§ Data excerpt
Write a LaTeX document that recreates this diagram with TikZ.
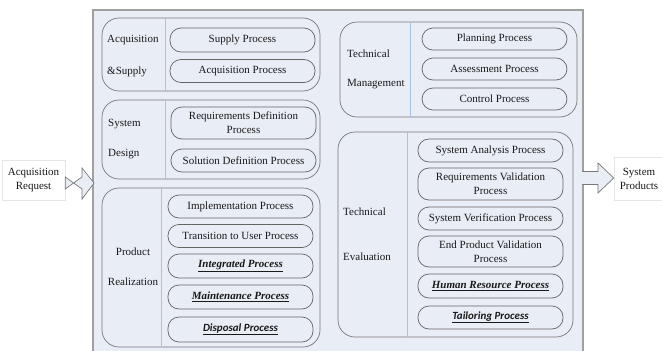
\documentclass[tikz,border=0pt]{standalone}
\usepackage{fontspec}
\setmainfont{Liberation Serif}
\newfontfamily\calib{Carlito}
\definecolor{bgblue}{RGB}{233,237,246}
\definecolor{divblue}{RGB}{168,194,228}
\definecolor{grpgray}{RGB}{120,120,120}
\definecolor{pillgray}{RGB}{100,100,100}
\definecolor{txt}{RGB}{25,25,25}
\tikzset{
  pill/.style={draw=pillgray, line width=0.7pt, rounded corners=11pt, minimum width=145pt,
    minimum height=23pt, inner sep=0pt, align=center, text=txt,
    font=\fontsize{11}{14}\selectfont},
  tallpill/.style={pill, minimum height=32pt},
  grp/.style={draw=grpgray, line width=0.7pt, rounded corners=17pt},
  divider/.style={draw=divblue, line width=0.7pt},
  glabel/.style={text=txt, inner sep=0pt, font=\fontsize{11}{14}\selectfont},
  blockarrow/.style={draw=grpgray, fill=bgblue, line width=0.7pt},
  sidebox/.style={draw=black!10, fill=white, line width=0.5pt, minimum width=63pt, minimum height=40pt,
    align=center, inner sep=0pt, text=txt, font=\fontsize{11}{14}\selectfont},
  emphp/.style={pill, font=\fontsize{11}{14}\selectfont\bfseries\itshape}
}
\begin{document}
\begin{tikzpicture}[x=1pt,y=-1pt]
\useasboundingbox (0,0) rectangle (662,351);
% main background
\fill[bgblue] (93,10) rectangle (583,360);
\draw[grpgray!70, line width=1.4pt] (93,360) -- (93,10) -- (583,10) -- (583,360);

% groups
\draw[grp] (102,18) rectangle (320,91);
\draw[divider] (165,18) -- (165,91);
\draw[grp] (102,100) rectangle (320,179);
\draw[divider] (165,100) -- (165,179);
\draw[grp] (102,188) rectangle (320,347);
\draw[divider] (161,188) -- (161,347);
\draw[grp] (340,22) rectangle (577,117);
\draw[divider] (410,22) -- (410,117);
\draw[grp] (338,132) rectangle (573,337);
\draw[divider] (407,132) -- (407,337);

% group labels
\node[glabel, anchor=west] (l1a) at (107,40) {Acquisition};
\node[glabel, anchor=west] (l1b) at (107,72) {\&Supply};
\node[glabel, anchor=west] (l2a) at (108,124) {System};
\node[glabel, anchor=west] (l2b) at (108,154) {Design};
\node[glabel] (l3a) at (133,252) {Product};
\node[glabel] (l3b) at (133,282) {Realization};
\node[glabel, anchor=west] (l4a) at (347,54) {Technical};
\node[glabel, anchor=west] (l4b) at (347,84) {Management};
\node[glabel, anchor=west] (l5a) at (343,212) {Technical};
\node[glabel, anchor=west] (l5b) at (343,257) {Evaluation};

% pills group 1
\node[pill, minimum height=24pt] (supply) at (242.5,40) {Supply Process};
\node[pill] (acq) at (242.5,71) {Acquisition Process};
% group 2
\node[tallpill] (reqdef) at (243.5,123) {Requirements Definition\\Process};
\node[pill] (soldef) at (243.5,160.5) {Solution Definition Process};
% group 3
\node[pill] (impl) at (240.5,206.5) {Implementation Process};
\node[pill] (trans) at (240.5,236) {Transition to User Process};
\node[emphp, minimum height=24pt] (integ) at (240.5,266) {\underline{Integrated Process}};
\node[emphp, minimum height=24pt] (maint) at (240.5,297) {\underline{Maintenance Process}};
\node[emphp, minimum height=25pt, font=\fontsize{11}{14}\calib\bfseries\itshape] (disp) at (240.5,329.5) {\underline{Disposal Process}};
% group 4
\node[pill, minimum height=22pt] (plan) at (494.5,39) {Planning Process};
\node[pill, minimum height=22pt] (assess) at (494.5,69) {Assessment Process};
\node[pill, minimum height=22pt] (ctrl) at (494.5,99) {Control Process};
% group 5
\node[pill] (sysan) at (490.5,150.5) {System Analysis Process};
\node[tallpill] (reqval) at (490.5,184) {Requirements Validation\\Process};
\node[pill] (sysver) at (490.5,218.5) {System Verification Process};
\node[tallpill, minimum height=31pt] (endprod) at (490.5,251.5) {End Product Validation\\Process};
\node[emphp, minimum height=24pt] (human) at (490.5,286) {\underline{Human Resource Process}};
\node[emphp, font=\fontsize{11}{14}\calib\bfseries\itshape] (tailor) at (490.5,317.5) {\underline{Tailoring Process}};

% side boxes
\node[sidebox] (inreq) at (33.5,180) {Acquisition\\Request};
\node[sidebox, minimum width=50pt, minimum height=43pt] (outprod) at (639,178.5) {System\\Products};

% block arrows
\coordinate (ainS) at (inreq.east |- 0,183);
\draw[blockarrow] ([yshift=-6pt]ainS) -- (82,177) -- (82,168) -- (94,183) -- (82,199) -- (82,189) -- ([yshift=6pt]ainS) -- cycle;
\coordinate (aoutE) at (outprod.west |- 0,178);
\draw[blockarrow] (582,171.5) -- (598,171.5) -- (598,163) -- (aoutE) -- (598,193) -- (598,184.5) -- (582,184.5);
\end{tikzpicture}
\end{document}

§ Prompt
Reproduce the material above from its first line through the line containing "(407,132) -- (407,337);", both ends included, and skip every picture.

§ Exercise output
Write a LaTeX document that recreates this diagram with TikZ.
\documentclass[tikz,border=0pt]{standalone}
\usepackage{fontspec}
\setmainfont{Liberation Serif}
\newfontfamily\calib{Carlito}
\definecolor{bgblue}{RGB}{233,237,246}
\definecolor{divblue}{RGB}{168,194,228}
\definecolor{grpgray}{RGB}{120,120,120}
\definecolor{pillgray}{RGB}{100,100,100}
\definecolor{txt}{RGB}{25,25,25}
\tikzset{
  pill/.style={draw=pillgray, line width=0.7pt, rounded corners=11pt, minimum width=145pt,
    minimum height=23pt, inner sep=0pt, align=center, text=txt,
    font=\fontsize{11}{14}\selectfont},
  tallpill/.style={pill, minimum height=32pt},
  grp/.style={draw=grpgray, line width=0.7pt, rounded corners=17pt},
  divider/.style={draw=divblue, line width=0.7pt},
  glabel/.style={text=txt, inner sep=0pt, font=\fontsize{11}{14}\selectfont},
  blockarrow/.style={draw=grpgray, fill=bgblue, line width=0.7pt},
  sidebox/.style={draw=black!10, fill=white, line width=0.5pt, minimum width=63pt, minimum height=40pt,
    align=center, inner sep=0pt, text=txt, font=\fontsize{11}{14}\selectfont},
  emphp/.style={pill, font=\fontsize{11}{14}\selectfont\bfseries\itshape}
}
\begin{document}
\begin{tikzpicture}[x=1pt,y=-1pt]
\useasboundingbox (0,0) rectangle (662,351);
% main background
\fill[bgblue] (93,10) rectangle (583,360);
\draw[grpgray!70, line width=1.4pt] (93,360) -- (93,10) -- (583,10) -- (583,360);

% groups
\draw[grp] (102,18) rectangle (320,91);
\draw[divider] (165,18) -- (165,91);
\draw[grp] (102,100) rectangle (320,179);
\draw[divider] (165,100) -- (165,179);
\draw[grp] (102,188) rectangle (320,347);
\draw[divider] (161,188) -- (161,347);
\draw[grp] (340,22) rectangle (577,117);
\draw[divider] (410,22) -- (410,117);
\draw[grp] (338,132) rectangle (573,337);
\draw[divider] (407,132) -- (407,337);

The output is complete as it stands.